— START OF Source material —

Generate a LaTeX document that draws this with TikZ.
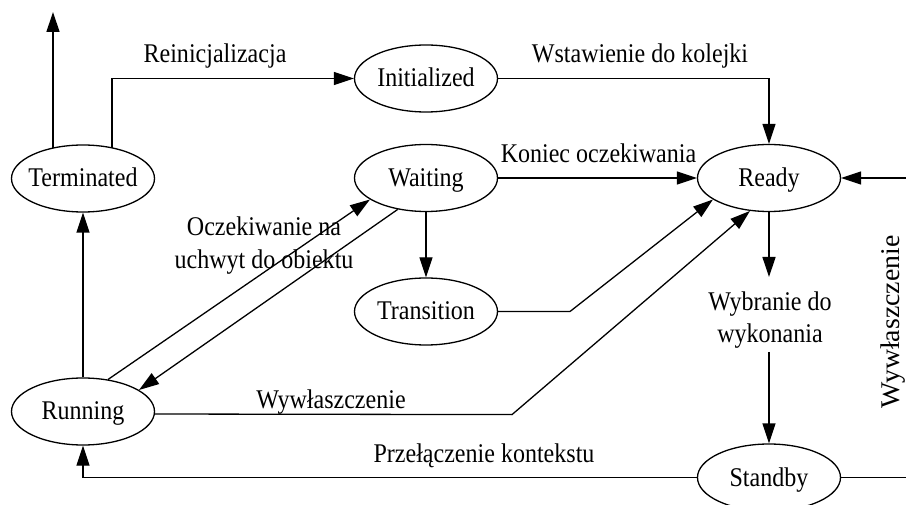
\documentclass[tikz,border=0pt]{standalone}
\usepackage{fontspec}
\setmainfont{Liberation Serif}
\newfontfamily\narrowfont[FakeStretch=0.89]{Liberation Serif}
\newfontfamily\sidefont[FakeStretch=1.03]{Liberation Serif}
\usetikzlibrary{arrows.meta,shapes.geometric,calc}
\begin{document}
\begin{tikzpicture}[x=1pt,y=-1pt,
  state/.style={draw, ellipse, line width=1.3pt, minimum width=143pt,
    minimum height=67pt, inner xsep=-12pt, inner ysep=0pt,
    text height=17pt, text depth=0pt, font=\narrowfont\fontsize{27}{32}\selectfont},
  lbl/.style={font=\narrowfont\fontsize{27}{32.5}\selectfont, inner sep=0pt,
    anchor=base, align=center},
  link/.style={line width=1.3pt},
  arr/.style={link, -{Triangle[length=20pt,width=13pt]}},
]
\clip (0,0) rectangle (906,505);
\useasboundingbox (0,0) rectangle (906,505);

% thread states
\node[state] (T)  at (83,178.5)  {Terminated};
\node[state] (I)  at (426,78.5)  {Initialized};
\node[state] (W)  at (426,178)   {Waiting};
\node[state] (R)  at (769,178)   {Ready};
\node[state] (Tr) at (426,311.5) {Transition};
\node[state] (Ru) at (83,411.5)  {Running};
\node[state] (S)  at (769,477.5) {Standby};

% helper points for bends and free ends
\coordinate (out)     at (53,12);
\coordinate (exitT)   at ($(T.center)+(-30,-30.4)$);
\coordinate (reinitA) at ($(T.center)+(29,-30.6)$);
\coordinate (trBend)  at (570,311.5);
\coordinate (preBend) at (512,414.6);
\coordinate (wybTop)  at (769,277);
\coordinate (wybBot)  at (769,352);
\coordinate (loopR)   at (930,0);

% transitions
\draw[arr] (exitT) -- (out);
\draw[arr] (reinitA) |- (I.west);
\draw[arr] (I.east) -| (R.north);
\draw[arr] (W.east) -- (R.west);
\draw[arr] (W.south) -- (Tr.north);
\draw[arr] (Tr.east) -- (trBend) -- (R.201);
\draw[arr] (Ru.52) -- (W.201);
\draw[arr] (W.228) -- (Ru.21);
\draw[arr] (Ru.north) -- (T.south);
\draw[arr] (Ru.-2.5) -- (preBend) -- (R.240);
\draw[arr] (R.south) -- (wybTop);
\draw[arr] (wybBot) -- (S.north);
\draw[arr] (S.west) -| (Ru.south);
\draw[arr] (S.east) -- (S.east -| loopR) -- (R.east -| loopR) -- (R.east);

% transition labels (multi-line ones sit on their last baseline)
\node[lbl] (lReinit)   at (215,63)    {Reinicjalizacja};
\node[lbl] (lQueue)    at (640,63)    {Wstawienie do kolejki};
\node[lbl] (lWaitEnd)  at (598.5,163) {Koniec oczekiwania};
\node[lbl] (lWaitObj)  at (264,268.5) {Oczekiwanie na\\uchwyt do obiektu};
\node[lbl] (lPreempt)  at (331,408)   {Wywłaszczenie};
\node[lbl] (lSwitch)   at (484,462)   {Przełączenie kontekstu};
\node[lbl] (lSelect)   at (770,343)   {Wybranie do\\wykonania};
\node[lbl, rotate=90, font=\sidefont\fontsize{27}{32}\selectfont]
  (lPreemptR) at (899,322) {Wywłaszczenie};
\end{tikzpicture}
\end{document}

— END OF Source material —

Written instruction
Reproduce every line of the material precisely, omitting its pictures.

Solution
Generate a LaTeX document that draws this with TikZ.
\documentclass[tikz,border=0pt]{standalone}
\usepackage{fontspec}
\setmainfont{Liberation Serif}
\newfontfamily\narrowfont[FakeStretch=0.89]{Liberation Serif}
\newfontfamily\sidefont[FakeStretch=1.03]{Liberation Serif}
\usetikzlibrary{arrows.meta,shapes.geometric,calc}
\begin{document}
\begin{tikzpicture}[x=1pt,y=-1pt,
  state/.style={draw, ellipse, line width=1.3pt, minimum width=143pt,
    minimum height=67pt, inner xsep=-12pt, inner ysep=0pt,
    text height=17pt, text depth=0pt, font=\narrowfont\fontsize{27}{32}\selectfont},
  lbl/.style={font=\narrowfont\fontsize{27}{32.5}\selectfont, inner sep=0pt,
    anchor=base, align=center},
  link/.style={line width=1.3pt},
  arr/.style={link, -{Triangle[length=20pt,width=13pt]}},
]
\clip (0,0) rectangle (906,505);
\useasboundingbox (0,0) rectangle (906,505);

% thread states
\node[state] (T)  at (83,178.5)  {Terminated};
\node[state] (I)  at (426,78.5)  {Initialized};
\node[state] (W)  at (426,178)   {Waiting};
\node[state] (R)  at (769,178)   {Ready};
\node[state] (Tr) at (426,311.5) {Transition};
\node[state] (Ru) at (83,411.5)  {Running};
\node[state] (S)  at (769,477.5) {Standby};

% helper points for bends and free ends
\coordinate (out)     at (53,12);
\coordinate (exitT)   at ($(T.center)+(-30,-30.4)$);
\coordinate (reinitA) at ($(T.center)+(29,-30.6)$);
\coordinate (trBend)  at (570,311.5);
\coordinate (preBend) at (512,414.6);
\coordinate (wybTop)  at (769,277);
\coordinate (wybBot)  at (769,352);
\coordinate (loopR)   at (930,0);

% transitions
\draw[arr] (exitT) -- (out);
\draw[arr] (reinitA) |- (I.west);
\draw[arr] (I.east) -| (R.north);
\draw[arr] (W.east) -- (R.west);
\draw[arr] (W.south) -- (Tr.north);
\draw[arr] (Tr.east) -- (trBend) -- (R.201);
\draw[arr] (Ru.52) -- (W.201);
\draw[arr] (W.228) -- (Ru.21);
\draw[arr] (Ru.north) -- (T.south);
\draw[arr] (Ru.-2.5) -- (preBend) -- (R.240);
\draw[arr] (R.south) -- (wybTop);
\draw[arr] (wybBot) -- (S.north);
\draw[arr] (S.west) -| (Ru.south);
\draw[arr] (S.east) -- (S.east -| loopR) -- (R.east -| loopR) -- (R.east);

% transition labels (multi-line ones sit on their last baseline)
\node[lbl] (lReinit)   at (215,63)    {Reinicjalizacja};
\node[lbl] (lQueue)    at (640,63)    {Wstawienie do kolejki};
\node[lbl] (lWaitEnd)  at (598.5,163) {Koniec oczekiwania};
\node[lbl] (lWaitObj)  at (264,268.5) {Oczekiwanie na\\uchwyt do obiektu};
\node[lbl] (lPreempt)  at (331,408)   {Wywłaszczenie};
\node[lbl] (lSwitch)   at (484,462)   {Przełączenie kontekstu};
\node[lbl] (lSelect)   at (770,343)   {Wybranie do\\wykonania};
\node[lbl, rotate=90, font=\sidefont\fontsize{27}{32}\selectfont]
  (lPreemptR) at (899,322) {Wywłaszczenie};
\end{tikzpicture}
\end{document}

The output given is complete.